Seconde remarque : quel est l’intérêt du volume en copropriété par rapport à notre fil conducteur qu’est le sol ?
Une certaine liberté prise par rapport au sol, un effacement du sol derrière celui de volume. Et, finalement, une image nouvelle de la copropriété, une représentation, une perception différente, dans laquelle le sol n’est plus qu’un élément parmi d’autres.
On passe d’une vision plane ou en coupe de la copropriété à une conception en trois dimensions.
Dans le prolongement de cette liberté et, pour reprendre une terminologie propre à la physique quantique, il faudrait sans doute s’interroger sur la liberté d’intriquer les volumes. Non pas une imbrication «volume sur volume» (qui, on le sait, ne vaut) mais intriquer des volumes contenant chacun une copropriété, avec un jeu de servitudes entre eux et, pourquoi pas, un ou plusieurs volumes en mono-propriété voire, puisque désormais la création de droits réels de jouissance spéciale parait libre, du moins en son principe, des volumes dont l’usage s’exercerait en jouissance spéciale, au profit de petites copropriétés contenues dans de petits volumes.

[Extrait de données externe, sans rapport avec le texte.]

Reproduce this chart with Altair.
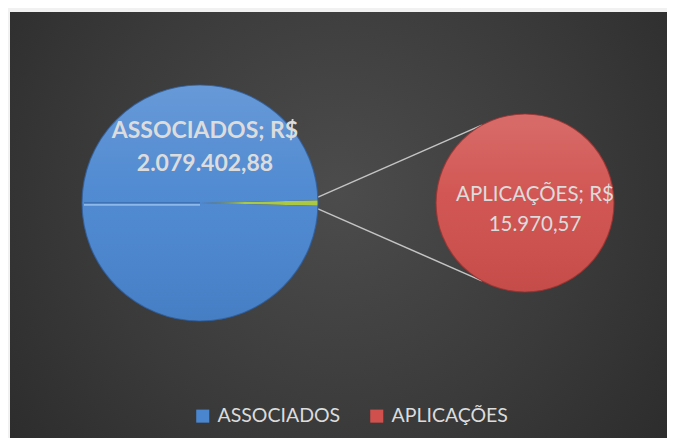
import math
import altair as alt
import pandas as pd

# ---- data ----
categories = ["ASSOCIADOS", "APLICAÇÕES"]
values = [2079402.88, 15970.57]
other_label = "Outros"

# ---- styles / layout ----
cat_colors = ["#4a86d0", "#d0504d"]
other_color = "#a9c73c"
W, H = 659, 430
LCX, LCY, LR = 192, 195, 118
RCX, RCY, RR = 517, 195, 89
FONT = "Lato"
TXT = "#dcdcdc"


def brl(v):
    s = f"{v:,.2f}"
    return s.replace(",", "X").replace(".", ",").replace("X", ".")


total = sum(values)
delta = 2 * math.pi * values[1] / total
theta0 = math.pi / 2 - delta / 2
TWO_PI = 2 * math.pi

left_df = pd.DataFrame({
    "cat": [other_label, categories[0]],
    "val": [values[1], values[0]],
    "ord": [0, 1],
})
right_df = pd.DataFrame({"cat": [categories[1]], "val": [values[1]], "ord": [0]})

color_enc = alt.Color(
    "cat:N",
    scale=alt.Scale(domain=categories + [other_label], range=cat_colors + [other_color]),
    legend=alt.Legend(
        values=categories, title=None, orient="none", direction="horizontal",
        legendX=185, legendY=398, symbolType="square", symbolSize=170,
        symbolStrokeWidth=0, labelFont=FONT, labelFontSize=19.5, labelColor=TXT,
        columnPadding=26, symbolOffset=0, labelOffset=5,
    ),
)

bg = alt.Chart(pd.DataFrame({"a": [0]})).mark_rect(
    color=alt.Gradient(
        gradient="radial",
        stops=[alt.GradientStop(color="#4c4c4c", offset=0),
               alt.GradientStop(color="#3a3a3a", offset=0.5),
               alt.GradientStop(color="#262626", offset=1)],
        x1=0.5, y1=0.45, x2=0.5, y2=0.45, r1=0, r2=0.75,
    )
).encode(x=alt.value(2), x2=alt.value(W), y=alt.value(4), y2=alt.value(H))

left_pie = alt.Chart(left_df).mark_arc(outerRadius=LR).encode(
    theta=alt.Theta("val:Q", stack=True, scale=alt.Scale(range=[theta0, theta0 + TWO_PI])),
    order=alt.Order("ord:Q"),
    color=color_enc,
    x=alt.value(LCX), y=alt.value(LCY),
)
right_pie = alt.Chart(right_df).mark_arc(outerRadius=RR).encode(
    theta=alt.Theta("val:Q", stack=True, scale=alt.Scale(range=[0, TWO_PI])),
    order=alt.Order("ord:Q"),
    color=color_enc,
    x=alt.value(RCX), y=alt.value(RCY),
)

shine = alt.Gradient(
    gradient="linear",
    stops=[alt.GradientStop(color="rgba(255,255,255,0.16)", offset=0),
           alt.GradientStop(color="rgba(255,255,255,0.04)", offset=0.45),
           alt.GradientStop(color="rgba(0,0,0,0.06)", offset=1)],
    x1=0, y1=0, x2=0, y2=1,
)
left_shine = alt.Chart(pd.DataFrame({"a": [0]})).mark_arc(
    outerRadius=LR, theta=0, theta2=TWO_PI, color=shine,
    stroke="#2f5f9e", strokeWidth=1.2, strokeOpacity=0.8,
).encode(x=alt.value(LCX), y=alt.value(LCY))
right_shine = alt.Chart(pd.DataFrame({"a": [0]})).mark_arc(
    outerRadius=RR, theta=0, theta2=TWO_PI, color=shine,
    stroke="#9c3331", strokeWidth=1.2, strokeOpacity=0.8,
).encode(x=alt.value(RCX), y=alt.value(RCY))

# seam across the left half of the first pie (bevel edge of the slices)
seam_df = pd.DataFrame({"x": [LCX - LR + 2], "x2": [LCX], "y": [LCY]})
seam_light = alt.Chart(seam_df).mark_rule(color="#8db8ea", strokeWidth=2.5).encode(
    x=alt.X("x:Q", scale=None, axis=None), x2="x2:Q",
    y=alt.Y("y:Q", scale=None, axis=None), yOffset=alt.value(1.5),
)
seam_dark = alt.Chart(seam_df).mark_rule(color="#2e5d9a", strokeWidth=1).encode(
    x=alt.X("x:Q", scale=None, axis=None), x2="x2:Q",
    y=alt.Y("y:Q", scale=None, axis=None),
)

# connector lines from the small slice to the second pie
a_top, a_bot = math.radians(119), math.radians(-119)
t1, t2 = theta0, theta0 + delta
conn_df = pd.DataFrame({
    "x": [LCX + LR * math.sin(t1), LCX + LR * math.sin(t2)],
    "y": [LCY - LR * math.cos(t1) - 3, LCY - LR * math.cos(t2) + 3],
    "x2": [RCX + RR * math.cos(a_top), RCX + RR * math.cos(a_bot)],
    "y2": [RCY - RR * math.sin(a_top), RCY - RR * math.sin(a_bot)],
})
connectors = alt.Chart(conn_df).mark_rule(color="#c4c4c4", strokeWidth=1.5).encode(
    x=alt.X("x:Q", scale=None, axis=None), y=alt.Y("y:Q", scale=None, axis=None),
    x2="x2:Q", y2="y2:Q",
)

left_lbl = alt.Chart(pd.DataFrame({"t": [f"{categories[0]}; R$\n{brl(values[0])}"]})).mark_text(
    font=FONT, fontSize=23, fontWeight="bold", color=TXT, lineBreak="\n",
    lineHeight=33, align="center", baseline="middle",
).encode(text="t:N", x=alt.value(197), y=alt.value(123))

right_lbl = alt.Chart(pd.DataFrame({"t": [f"{categories[1]}; R$\n{brl(values[1])}"]})).mark_text(
    font=FONT, fontSize=20.5, color=TXT, lineBreak="\n",
    lineHeight=30, align="center", baseline="middle",
).encode(text="t:N", x=alt.value(527), y=alt.value(187))

chart = alt.layer(
    bg, connectors, left_pie, right_pie, left_shine, right_shine,
    seam_light, seam_dark, left_lbl, right_lbl,
).resolve_scale(theta="independent").properties(
    width=W, height=H, padding=0, background="#f1f1f1",
    autosize=alt.AutoSizeParams(type="none"),
).configure_view(stroke=None)

chart.save("out.html", embed_options={"renderer": "svg", "actions": False})
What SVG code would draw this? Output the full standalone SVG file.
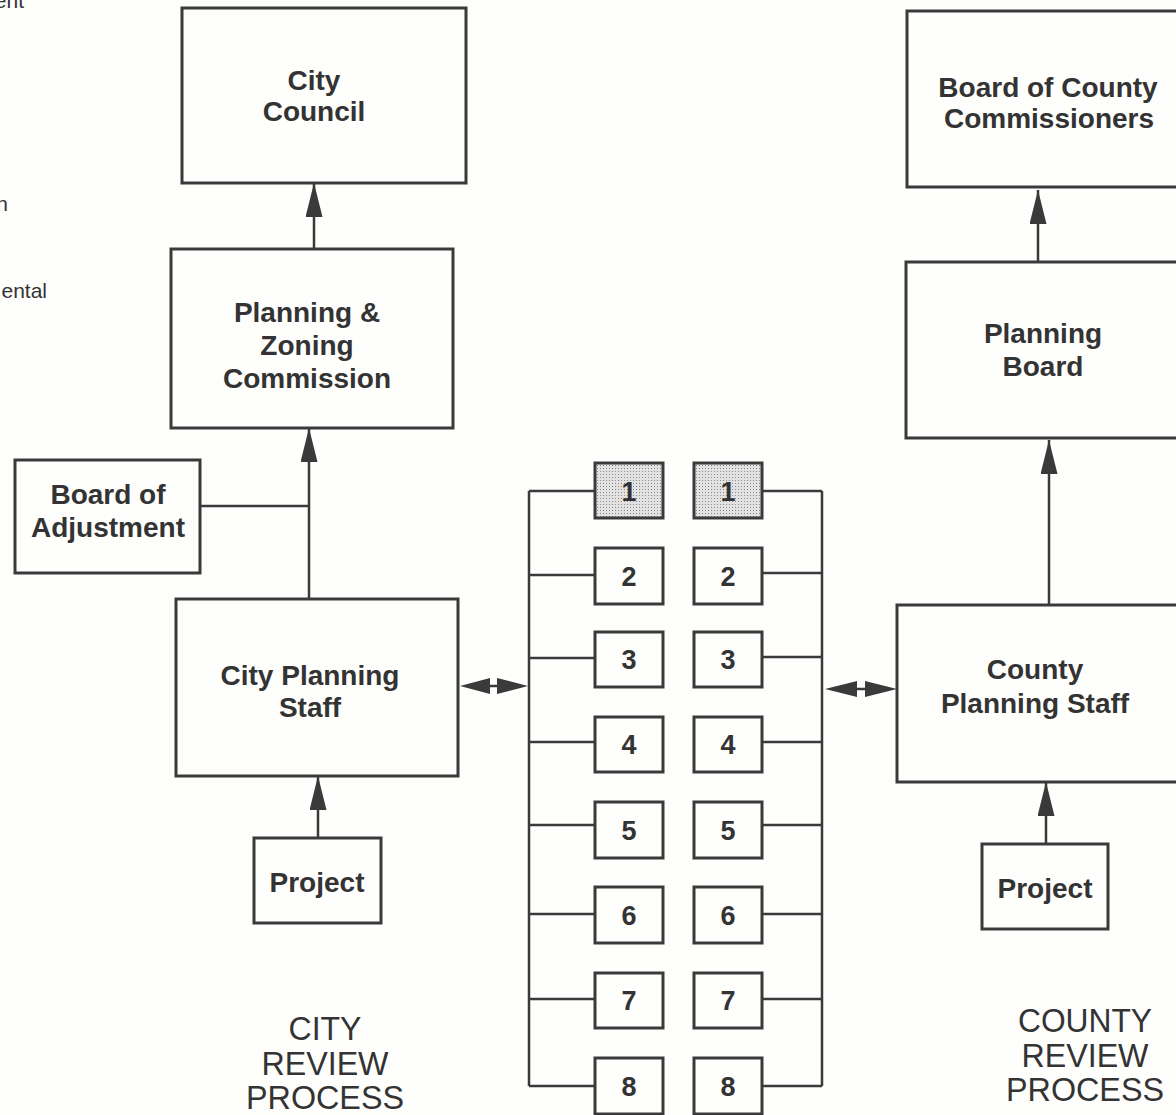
<svg xmlns="http://www.w3.org/2000/svg" width="1176" height="1115" viewBox="0 0 1176 1115">
<defs>
<style>
.box{fill:none;stroke:#3a3a3a;stroke-width:3}
.ln{fill:none;stroke:#3a3a3a;stroke-width:2.5}
.t{font-family:"Liberation Sans",Arial,sans-serif;font-weight:bold;font-size:28px;fill:#333;text-anchor:middle}
.n{font-family:"Liberation Sans",Arial,sans-serif;font-weight:bold;font-size:27px;fill:#333;text-anchor:middle}
.title{font-family:"Liberation Sans",Arial,sans-serif;font-size:34px;fill:#333;text-anchor:middle}
.frag{font-family:"Liberation Sans",Arial,sans-serif;font-size:21px;fill:#333;text-anchor:end}
.head{fill:#3a3a3a}
</style>
<pattern id="dots" width="3" height="3" patternUnits="userSpaceOnUse">
<rect width="3" height="3" fill="#e2e2e2"/>
<rect width="1" height="1" fill="#8a8a8a"/>
</pattern>
<marker id="ah" viewBox="0 0 34 17" refX="34" refY="8.5" markerWidth="34" markerHeight="17" markerUnits="userSpaceOnUse" orient="auto">
<path d="M0,0 L34,8.5 L0,17 Z" class="head"/>
</marker>
</defs>
<rect width="1176" height="1115" fill="#fefefc"/>

<g id="fragments">
<text class="frag" x="24" y="8">ent</text>
<text class="frag" x="8" y="211">n</text>
<text class="frag" x="47" y="298">ental</text>
</g>

<g id="connectors">
<path class="ln" d="M314,249 V183" marker-end="url(#ah)"/>
<path class="ln" d="M309,599 V428" marker-end="url(#ah)"/>
<path class="ln" d="M200,506 H309"/>
<path class="ln" d="M318,838 V776" marker-end="url(#ah)"/>
<path class="ln" d="M1038,262 V190" marker-end="url(#ah)"/>
<path class="ln" d="M1049,605 V440" marker-end="url(#ah)"/>
<path class="ln" d="M1046,844 V782" marker-end="url(#ah)"/>
<path class="ln" d="M529,491 V1086"/>
<path class="ln" d="M529,491 H595 M529,575 H595 M529,658 H595 M529,742 H595 M529,825 H595 M529,914 H595 M529,999 H595 M529,1086 H595"/>
<path class="ln" d="M822,491 V1086"/>
<path class="ln" d="M762,491 H822 M762,573 H822 M762,657 H822 M762,742 H822 M762,825 H822 M762,914 H822 M762,999 H822 M762,1086 H822"/>
<g id="dbl-left">
<path class="ln" d="M488,686 H499" stroke-width="2"/>
<path class="head" d="M460,686 L490,678 L490,694 Z"/>
<path class="head" d="M528,686 L497,678 L497,694 Z"/>
</g>
<g id="dbl-right">
<path class="ln" d="M855,689 H867" stroke-width="2"/>
<path class="head" d="M825,689 L857,681 L857,697 Z"/>
<path class="head" d="M897,689 L865,681 L865,697 Z"/>
</g>
</g>

<g id="city-council">
<rect class="box" x="182" y="8" width="284" height="175"/>
<text class="t" x="314" y="90">City</text>
<text class="t" x="314" y="121">Council</text>
</g>
<g id="planning-zoning">
<rect class="box" x="171" y="249" width="282" height="179"/>
<text class="t" x="307" y="322">Planning &amp;</text>
<text class="t" x="307" y="355">Zoning</text>
<text class="t" x="307" y="388">Commission</text>
</g>
<g id="board-of-adjustment">
<rect class="box" x="15" y="460" width="185" height="113"/>
<text class="t" x="108" y="504">Board of</text>
<text class="t" x="108" y="537">Adjustment</text>
</g>
<g id="city-planning-staff">
<rect class="box" x="176" y="599" width="282" height="177"/>
<text class="t" x="310" y="685">City Planning</text>
<text class="t" x="310" y="717">Staff</text>
</g>
<g id="project-city">
<rect class="box" x="254" y="838" width="127" height="85"/>
<text class="t" x="317" y="892">Project</text>
</g>

<g id="board-county-commissioners">
<rect class="box" x="907" y="11" width="290" height="176"/>
<text class="t" x="1048" y="97">Board of County</text>
<text class="t" x="1049" y="128">Commissioners</text>
</g>
<g id="planning-board">
<rect class="box" x="906" y="262" width="290" height="176"/>
<text class="t" x="1043" y="343">Planning</text>
<text class="t" x="1043" y="376">Board</text>
</g>
<g id="county-planning-staff">
<rect class="box" x="897" y="605" width="300" height="177"/>
<text class="t" x="1035" y="679">County</text>
<text class="t" x="1035" y="713">Planning Staff</text>
</g>
<g id="project-county">
<rect class="box" x="982" y="844" width="126" height="85"/>
<text class="t" x="1045" y="898">Project</text>
</g>

<g id="city-agencies">
<g id="c1"><rect class="box" x="595" y="463" width="68" height="55" style="fill:url(#dots)"/><text class="n" x="629" y="501">1</text></g>
<g id="c2"><rect class="box" x="595" y="548" width="68" height="56"/><text class="n" x="629" y="586">2</text></g>
<g id="c3"><rect class="box" x="595" y="632" width="68" height="55"/><text class="n" x="629" y="669">3</text></g>
<g id="c4"><rect class="box" x="595" y="717" width="68" height="55"/><text class="n" x="629" y="754">4</text></g>
<g id="c5"><rect class="box" x="595" y="802" width="68" height="56"/><text class="n" x="629" y="840">5</text></g>
<g id="c6"><rect class="box" x="595" y="887" width="68" height="56"/><text class="n" x="629" y="925">6</text></g>
<g id="c7"><rect class="box" x="595" y="973" width="68" height="55"/><text class="n" x="629" y="1010">7</text></g>
<g id="c8"><rect class="box" x="595" y="1058" width="68" height="56"/><text class="n" x="629" y="1096">8</text></g>
</g>
<g id="county-agencies">
<g id="k1"><rect class="box" x="694" y="463" width="68" height="55" style="fill:url(#dots)"/><text class="n" x="728" y="501">1</text></g>
<g id="k2"><rect class="box" x="694" y="548" width="68" height="56"/><text class="n" x="728" y="586">2</text></g>
<g id="k3"><rect class="box" x="694" y="632" width="68" height="55"/><text class="n" x="728" y="669">3</text></g>
<g id="k4"><rect class="box" x="694" y="717" width="68" height="55"/><text class="n" x="728" y="754">4</text></g>
<g id="k5"><rect class="box" x="694" y="802" width="68" height="56"/><text class="n" x="728" y="840">5</text></g>
<g id="k6"><rect class="box" x="694" y="887" width="68" height="56"/><text class="n" x="728" y="925">6</text></g>
<g id="k7"><rect class="box" x="694" y="973" width="68" height="55"/><text class="n" x="728" y="1010">7</text></g>
<g id="k8"><rect class="box" x="694" y="1058" width="68" height="56"/><text class="n" x="728" y="1096">8</text></g>
</g>

<g id="city-title">
<text class="title" x="325" y="1040" textLength="73" lengthAdjust="spacingAndGlyphs">CITY</text>
<text class="title" x="325" y="1075" textLength="127" lengthAdjust="spacingAndGlyphs">REVIEW</text>
<text class="title" x="325" y="1109" textLength="158" lengthAdjust="spacingAndGlyphs">PROCESS</text>
</g>
<g id="county-title">
<text class="title" x="1085" y="1032" textLength="134" lengthAdjust="spacingAndGlyphs">COUNTY</text>
<text class="title" x="1085" y="1067" textLength="127" lengthAdjust="spacingAndGlyphs">REVIEW</text>
<text class="title" x="1085" y="1101" textLength="158" lengthAdjust="spacingAndGlyphs">PROCESS</text>
</g>
</svg>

10- D. Sizaire, Division en volume, J.-Cl. Constr.–Urb., Fasc. 10 : V. désormais : N. Le Rudulier, Division en volume, J.-Cl. Constr.–Urb., Fasc. 107-10, n° 5.
11- N. Le Rudulier, J.-Cl. Constr. –Urb. V° : Division en volume, J.-Cl. Constr.–Urb., Fasc. 107-10, n° 71.
V. : La propriété immobilière, Entre liberté et contraintes, 112ème Congrès des notaires de France, n° 1089 et s.